During each show, I'd have a moment when I would feel an almost religious ecstasy as I bounced along to Into the Groove, or crooned What It Feels Like For a Girl. In 2006, I returned to Madison Square Garden for the Confessions on a Dance Floor tour, feeling so grateful to be in a body that was strong enough to twirl around. As we revved up to the chorus of Ray of Light ("And I feel . . . like I just got home!"), I hit the spiritual jackpot. The expanse of the Garden, every seat in the house, radiated with golden light.
And it feels like home
As Madonna gets older and writes more of her own songs, her artistic vision matures. I often wonder if her love songs are written about a man in her life, or a bigger spirit that envelops all of us.
I think Madonna is still searching for her (inner) guru. It shocks me when she's criticised for changing and reinventing herself. What, she was supposed to remain a sex-crazed dance machine, power-hungry exhibitionist, ambient earth mother, lady of the manor, charitable Kabbalah scholar, or African adoptive mom for ever? We all evolve – Her Madgesty just does it on a bigger stage, with a better wardrobe.

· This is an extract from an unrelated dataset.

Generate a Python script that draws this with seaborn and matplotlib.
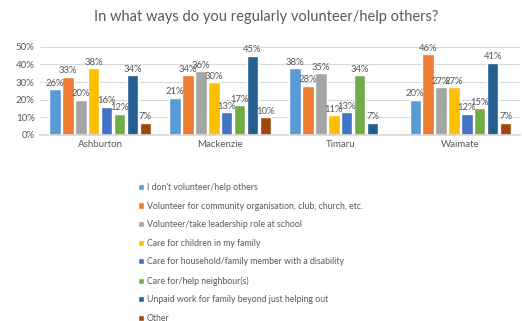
import matplotlib
matplotlib.use("Agg")
import matplotlib.pyplot as plt
import seaborn as sns
import pandas as pd

districts = ["Ashburton", "Mackenzie", "Timaru", "Waimate"]
activities = [
    "I don't volunteer/help others",
    "Volunteer for community organisation, club, church, etc.",
    "Volunteer/take leadership role at school",
    "Care for children in my family",
    "Care for household/family member with a disability",
    "Care for/help neighbour(s)",
    "Unpaid work for family beyond just helping out",
    "Other",
]
# percent of respondents, one list per district in activity order
ashburton = [26, 33, 20, 38, 16, 12, 34, 7]
mackenzie = [21, 34, 36, 30, 13, 17, 45, 10]
timaru = [38, 28, 35, 11, 13, 34, 7, 0]
waimate = [20, 46, 27, 27, 12, 15, 41, 7]
colors = ["#5B9BD5", "#ED7D31", "#A5A5A5", "#FFC000",
          "#4472C4", "#70AD47", "#255E91", "#9E480E"]

rows = []
for d, vals in zip(districts, [ashburton, mackenzie, timaru, waimate]):
    for a, v in zip(activities, vals):
        rows.append({"District": d, "Activity": a, "Percent": v})
df = pd.DataFrame(rows)

sns.set_theme(style="white")
plt.rcParams["font.family"] = ["Lato", "DejaVu Sans"]
txt = "#595959"

fig = plt.figure(figsize=(5.22, 3.21), dpi=100)
ax = fig.add_axes([0.077, 0.58, 0.92, 0.274])
sns.barplot(data=df, x="District", y="Percent", hue="Activity",
            hue_order=activities, palette=colors, saturation=1,
            width=0.86, gap=0.12, ax=ax, legend=True)

for cont in ax.containers:
    labels = [f"{b.get_height():.0f}%" if b.get_height() > 0 else "" for b in cont]
    ax.bar_label(cont, labels=labels, padding=1, fontsize=6.8, color=txt)

ax.set_ylim(0, 50)
ax.set_yticks(range(0, 51, 10))
ax.set_yticklabels([f"{t}%" for t in range(0, 51, 10)])
ax.yaxis.grid(True, color="#D9D9D9", linewidth=0.8)
ax.set_axisbelow(True)
for s in ["top", "right", "left"]:
    ax.spines[s].set_visible(False)
ax.spines["bottom"].set_color("#D9D9D9")
ax.tick_params(axis="both", labelsize=7, colors=txt, length=0, pad=4)
ax.set_xlabel("")
ax.set_ylabel("")

fig.suptitle("In what ways do you regularly volunteer/help others?",
             x=0.51, y=0.97, fontsize=10.5, color=txt)

handles, labels = ax.get_legend_handles_labels()
ax.legend_.remove()
fig.legend(handles, labels, loc="upper left", bbox_to_anchor=(0.265, 0.43),
           ncol=1, frameon=False, fontsize=6.3, labelcolor=txt,
           handlelength=0.7, handleheight=0.7, handletextpad=0.3,
           labelspacing=1.1, borderaxespad=0, borderpad=0)

fig.savefig("out.png", dpi=100, facecolor="white")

A guru is like a parent who raises a child to flourish on her own. What values does Madonna impart to us? Female empowerment. Body consciousness. Religious and sexual tolerance. Cycles of imperfection and improvement. Evolution of the self. You got a problem with that?
Sure, it's possible that Bruce Springsteen could direct you towards your true purpose ("Baby, you were born to run"). Or U2 – though I reckon they still haven't found what they're looking for. Bono once called Madison Square Garden "rock and roll's great cathedral", and more than once I've had an ecstatic experience there – thanks to my guru. Maybe, all this time, Madonna has been guru-ing you too, and you just didn't know it.